An Omnivorous Story World
Technology is now so seamless and so powerful that if a child is into fairies, or a reader is passionate about English mysteries, or a home chef is into a particular style of cooking, they can chase that passion across a multitude of platforms, including books, TV, consumer goods, social media interactions, music platforms, apps, fan-created content, online education, live events, and much more. Not just by buying but by learning and exploring.

The passion of the individual organizes this pattern of investigation, not necessarily the content creator. In fact, the most exciting examples of this type of consumption are not usually the product of a single creator or company, and seem to take on a life of their own. (For instance, are you aware of the current slime frenzy? Google it.)

Comics & Graphic Novels
It also makes sense that in today’s highly visual environment, comics and graphic novels would be embraced by new readers who increasingly prefer to take in their stories with a multisensory approach.
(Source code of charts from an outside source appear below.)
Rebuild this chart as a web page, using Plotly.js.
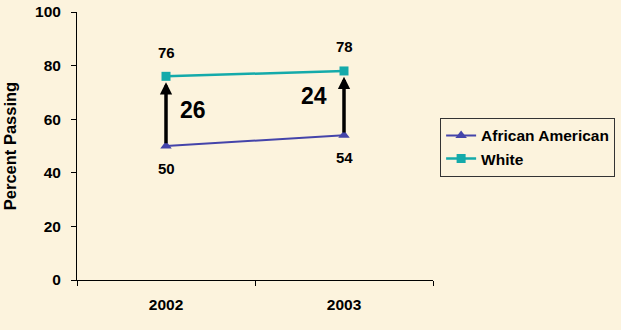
<!DOCTYPE html>
<html>
<head>
<meta charset="utf-8">
<script src="https://cdn.plot.ly/plotly-3.0.1.min.js"></script>
<style>
html,body{margin:0;padding:0;background:#FCF3DD;}
#chart{width:621px;height:330px;}
</style>
</head>
<body>
<div id="chart"></div>
<script>
var years = ["2002", "2003"];
var africanAmerican = [50, 54];
var white = [76, 78];
var gaps = [26, 24];
var seriesNames = ["African American", "White"];

var font = "Liberation Sans, Arial, sans-serif";

var traces = [
  {
    x: years, y: africanAmerican, name: seriesNames[0], type: "scatter", mode: "lines+markers",
    line: {color: "#4444AA", width: 2},
    marker: {symbol: "triangle-up", size: 10, color: "#4444AA"}
  },
  {
    x: years, y: white, name: seriesNames[1], type: "scatter", mode: "lines+markers",
    line: {color: "#14AAAA", width: 2.5},
    marker: {symbol: "square", size: 9, color: "#14AAAA"}
  }
];

var annotations = [];
// data labels
years.forEach(function(yr, i){
  annotations.push({x: i, y: white[i], xref: "x", yref: "y", text: String(white[i]), showarrow: false,
    yshift: 24, font: {family: font, size: 15, color: "#000", weight: "bold"}});
  annotations.push({x: i, y: africanAmerican[i], xref: "x", yref: "y", text: String(africanAmerican[i]), showarrow: false,
    yshift: -22, font: {family: font, size: 15, color: "#000", weight: "bold"}});
});
// gap arrows
years.forEach(function(yr, i){
  annotations.push({x: i, y: white[i] - 2.2, xref: "x", yref: "y",
    ax: i, ay: africanAmerican[i] + 0.5, axref: "x", ayref: "y",
    showarrow: true, arrowhead: 2, arrowsize: 0.7, arrowwidth: 3.5, arrowcolor: "#000", text: ""});
});
// gap numbers
annotations.push({x: 0, y: 63.5, xref: "x", yref: "y", text: String(gaps[0]), showarrow: false,
  xshift: 27, font: {family: font, size: 23, color: "#000", weight: "bold"}});
annotations.push({x: 1, y: 68.5, xref: "x", yref: "y", text: String(gaps[1]), showarrow: false,
  xshift: -30, font: {family: font, size: 23, color: "#000", weight: "bold"}});

var layout = {
  width: 621, height: 330,
  paper_bgcolor: "#FCF3DD", plot_bgcolor: "rgba(0,0,0,0)",
  margin: {l: 77, r: 188, t: 12, b: 50, autoexpand: false},
  font: {family: font, color: "#000"},
  showlegend: true,
  legend: {x: 1.02, xanchor: "left", y: 0.495, yanchor: "middle",
    bordercolor: "#333", borderwidth: 1, bgcolor: "rgba(0,0,0,0)",
    font: {family: font, size: 15.5, color: "#000", weight: "bold"},
    itemwidth: 30, tracegroupgap: 2},
  xaxis: {
    type: "category", range: [-0.5, 1.5], showgrid: false, zeroline: false,
    showline: true, linecolor: "#000", linewidth: 1,
    ticks: "", ticklabelstandoff: 10,
    tickfont: {family: font, size: 15.5, color: "#000", weight: "bold"}
  },
  xaxis2: {
    overlaying: "x", range: [0, 2], dtick: 1, tick0: 0, showgrid: false, zeroline: false,
    ticks: "outside", ticklen: 5, tickcolor: "#000", showticklabels: false, anchor: "y"
  },
  yaxis: {
    range: [0, 100], dtick: 20, showgrid: false, zeroline: false,
    showline: true, linecolor: "#000", linewidth: 1,
    ticks: "outside", ticklen: 5, tickcolor: "#000", ticklabelstandoff: 7,
    tickfont: {family: font, size: 15.5, color: "#000", weight: "bold"},
    title: {text: "Percent Passing", font: {family: font, size: 16.5, color: "#000", weight: "bold"}, standoff: 14}
  },
  annotations: annotations
};

traces.push({x: [0, 2], y: [null, null], xaxis: "x2", yaxis: "y", showlegend: false, hoverinfo: "skip", mode: "lines"});

Plotly.newPlot("chart", traces, layout, {displayModeBar: false, staticPlot: true});
</script>
</body>
</html>
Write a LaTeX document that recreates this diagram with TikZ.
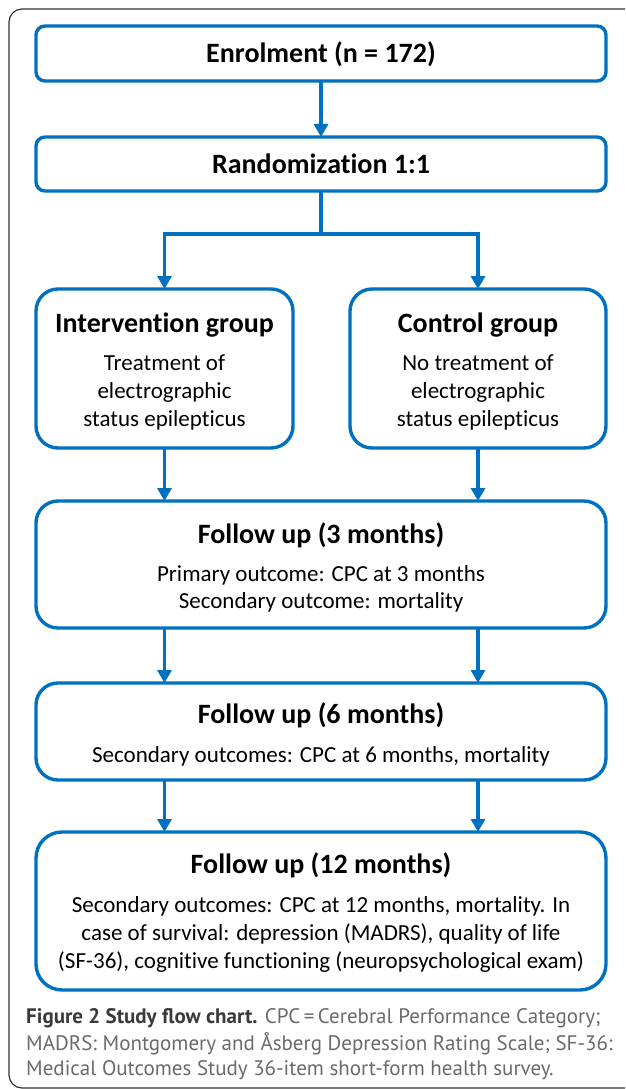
\documentclass[tikz,border=0pt]{standalone}
\usepackage{fontspec}
\setmainfont{Carlito}[Ligatures=NoCommon]
\newfontfamily\capfont{PT Sans}
\usetikzlibrary{arrows.meta}
\definecolor{fblue}{HTML}{0070C0}
\definecolor{capdark}{HTML}{3A3A3A}
\definecolor{capgray}{HTML}{6A6A6A}
\definecolor{framegray}{HTML}{333333}
\tikzset{
  box/.style={draw=fblue, line width=3.4pt, inner sep=0pt, outer sep=0pt, fill=white},
  smallbox/.style={box, rounded corners=9pt},
  bigbox/.style={box, rounded corners=22pt},
  conn/.style={draw=fblue, line width=3.4pt},
  arr/.style={conn, -{Triangle[width=14pt,length=13pt]}},
  ttl/.style={anchor=base, inner sep=0pt, font=\bfseries\fontsize{28}{32}\selectfont},
  bdy/.style={anchor=base, inner sep=0pt, font=\fontsize{23}{28}\selectfont},
  captext/.style={anchor=base west, inner sep=0pt, font=\capfont\fontsize{21}{25}\selectfont, text=capgray},
}
\begin{document}
\begin{tikzpicture}[x=1pt, y=-1pt]
\useasboundingbox (0,0) rectangle (625,1089);
\begin{scope}
\clip (0,0) rectangle (625,1089);
\draw[framegray, line width=1.2pt, rounded corners=13pt] (9,9) rectangle (660,1088);
\end{scope}

% boxes
\node[smallbox, minimum width=570pt, minimum height=55pt] (enrol) at (321,53.5) {};
\node[smallbox, minimum width=570pt, minimum height=54pt] (rand) at (321,164) {};
\node[bigbox, minimum width=257pt, minimum height=159pt] (interv) at (164.5,368.5) {};
\node[bigbox, minimum width=256pt, minimum height=159pt] (ctrl) at (478,368.5) {};
\node[bigbox, minimum width=570pt, minimum height=127pt] (fu3) at (321,564.5) {};
\node[bigbox, minimum width=570pt, minimum height=97pt] (fu6) at (321,731.5) {};
\node[bigbox, rounded corners=26pt, minimum width=570pt, minimum height=158pt] (fu12) at (321,911) {};

% connectors
\coordinate (br) at (321,234);
\draw[arr] (enrol.south) -- (rand.north);
\draw[conn] (rand.south) -- (br);
\draw[arr] (br) -| (interv.north);
\draw[arr] (br) -| (ctrl.north);
\draw[arr] (interv.south) -- (fu3.north -| interv);
\draw[arr] (ctrl.south) -- (fu3.north -| ctrl);
\draw[arr] (fu3.south -| interv) -- (fu6.north -| interv);
\draw[arr] (fu3.south -| ctrl) -- (fu6.north -| ctrl);
\draw[arr] (fu6.south -| interv) -- (fu12.north -| interv);
\draw[arr] (fu6.south -| ctrl) -- (fu12.north -| ctrl);

% texts
\node[ttl] (t1) at (321,63) {Enrolment (n = 172)};
\node[ttl] (t2) at (321,173) {Randomization 1:1};
\node[ttl] (t3) at (164.5,332) {Intervention group};
\node[bdy] (t3a) at (164.5,370) {Treatment of};
\node[bdy] (t3b) at (164.5,398) {electrographic};
\node[bdy] (t3c) at (164.5,426) {status epilepticus};
\node[ttl] (t4) at (478,332) {Control group};
\node[bdy] (t4a) at (478,370) {No treatment of};
\node[bdy] (t4b) at (478,398) {electrographic};
\node[bdy] (t4c) at (478,426) {status epilepticus};
\node[ttl] (t5) at (321,543) {Follow up (3 months)};
\node[bdy] (t5a) at (321,581) {Primary outcome: CPC at 3 months};
\node[bdy] (t5b) at (321,608) {Secondary outcome: mortality};
\node[ttl] (t6) at (321,723) {Follow up (6 months)};
\node[bdy] (t6a) at (321,762) {Secondary outcomes: CPC at 6 months, mortality};
\node[ttl] (t7) at (321,873) {Follow up (12 months)};
\node[bdy] (t7a) at (321,912) {Secondary outcomes: CPC at 12 months, mortality. In};
\node[bdy] (t7b) at (321,940) {case of survival: depression (MADRS), quality of life};
\node[bdy] (t7c) at (321,968) {(SF-36), cognitive functioning (neuropsychological exam)};

% caption
\node[captext] (c1) at (26,1023) {\textcolor{capdark}{\bfseries Figure 2 Study flow chart.} CPC\,=\,Cerebral Performance Category;};
\node[captext] (c2) at (26,1050) {MADRS: Montgomery and Åsberg Depression Rating Scale; SF-36:};
\node[captext] (c3) at (26,1075) {Medical Outcomes Study 36-item short-form health survey.};
\end{tikzpicture}
\end{document}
We’re seeing sharp growth in this genre for both kids and adults, and many innovative artists and writers are finding new readers as they push the limits of this type of storytelling.
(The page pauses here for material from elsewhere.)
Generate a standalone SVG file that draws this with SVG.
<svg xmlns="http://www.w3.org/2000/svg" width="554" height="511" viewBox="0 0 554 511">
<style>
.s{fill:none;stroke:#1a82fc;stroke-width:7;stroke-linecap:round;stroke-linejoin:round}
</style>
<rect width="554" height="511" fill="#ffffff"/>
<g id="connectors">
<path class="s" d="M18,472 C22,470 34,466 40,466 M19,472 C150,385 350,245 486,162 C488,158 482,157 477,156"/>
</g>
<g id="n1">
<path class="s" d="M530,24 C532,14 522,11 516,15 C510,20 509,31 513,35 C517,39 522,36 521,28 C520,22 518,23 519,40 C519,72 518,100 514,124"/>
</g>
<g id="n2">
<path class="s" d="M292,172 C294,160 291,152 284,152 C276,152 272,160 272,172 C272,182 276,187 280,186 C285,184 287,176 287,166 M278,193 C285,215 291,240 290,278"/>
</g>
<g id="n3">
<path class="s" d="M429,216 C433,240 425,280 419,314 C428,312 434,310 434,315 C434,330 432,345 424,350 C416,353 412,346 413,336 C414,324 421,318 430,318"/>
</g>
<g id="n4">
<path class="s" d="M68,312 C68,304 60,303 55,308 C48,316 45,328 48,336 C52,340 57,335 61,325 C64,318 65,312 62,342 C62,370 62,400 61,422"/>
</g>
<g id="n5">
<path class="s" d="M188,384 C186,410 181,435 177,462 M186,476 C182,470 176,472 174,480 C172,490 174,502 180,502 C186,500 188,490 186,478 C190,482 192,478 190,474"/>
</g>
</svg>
At the same time, we’re seeing energetic adaptations of classics where the visual storytelling adds whole new layers of meaning. Gareth Hinds’s adaptations of Homer and Shakespeare for Candlewick, and Raina Telgemeir’s Baby-Sitters Club adaptations are both excellent, divergent examples.

Kid-Driven Discovery
Ever since I started studying children’s book consumers in 2010, I have watched the reported influence of children on their parent’s consumer decision-making steadily rise. This was not kids demanding what they wanted in a spoiled way—this was parents communicating with their kids and including them in decision-making as part of a new generation of family togetherness.

Now, as kids of all ages have instant access to the world’s most powerful reference tools—including the content multiverse of YouTube—it is only natural that their sense of curiosity would start to drive some very powerful patterns of discovery, inspiring kids to become subject experts, content creators, community educators, and do-it-yourselfers. In an era when your 10-year-old can fix the DVD player by watching YouTube and another child can start a 501(c)(3) to raise and release endangered butterflies, what kinds of content can we create to spark new areas of engagement and learning?

Maybe Audio Is the Future?
Finally, a quick word about the rebirth of one of our oldest forms of storytelling. Audio is on the rise, and not just because it is easier to download. New formats and platforms like podcasting and access to affordable production and editing tools are making audio one of the most interesting areas of story innovation.

From serializations to modern radio dramas to nonfiction podcasts for any interest, audio is finding lots of new audiences, and, unlike e-books, these audio forms can hold their own on smartphones. It’s not just about an audiobook adaptation any more

It’s All On Display in London
It seems to me that the key to being a successful content company today is to do the one thing publishers have always been good at: telling amazing stories. So, as you wander the halls at the 2017 London Book Fair and think about what’s next, take a moment to also think back about the last 10 years.

What has surprised you the most? Can you name any predictions you made that have come true, and any that haven’t? But, also take a moment to marvel at the fact that you are still here, making good content, and that your readers are still here, enjoying it. We really are living in a most amazing age.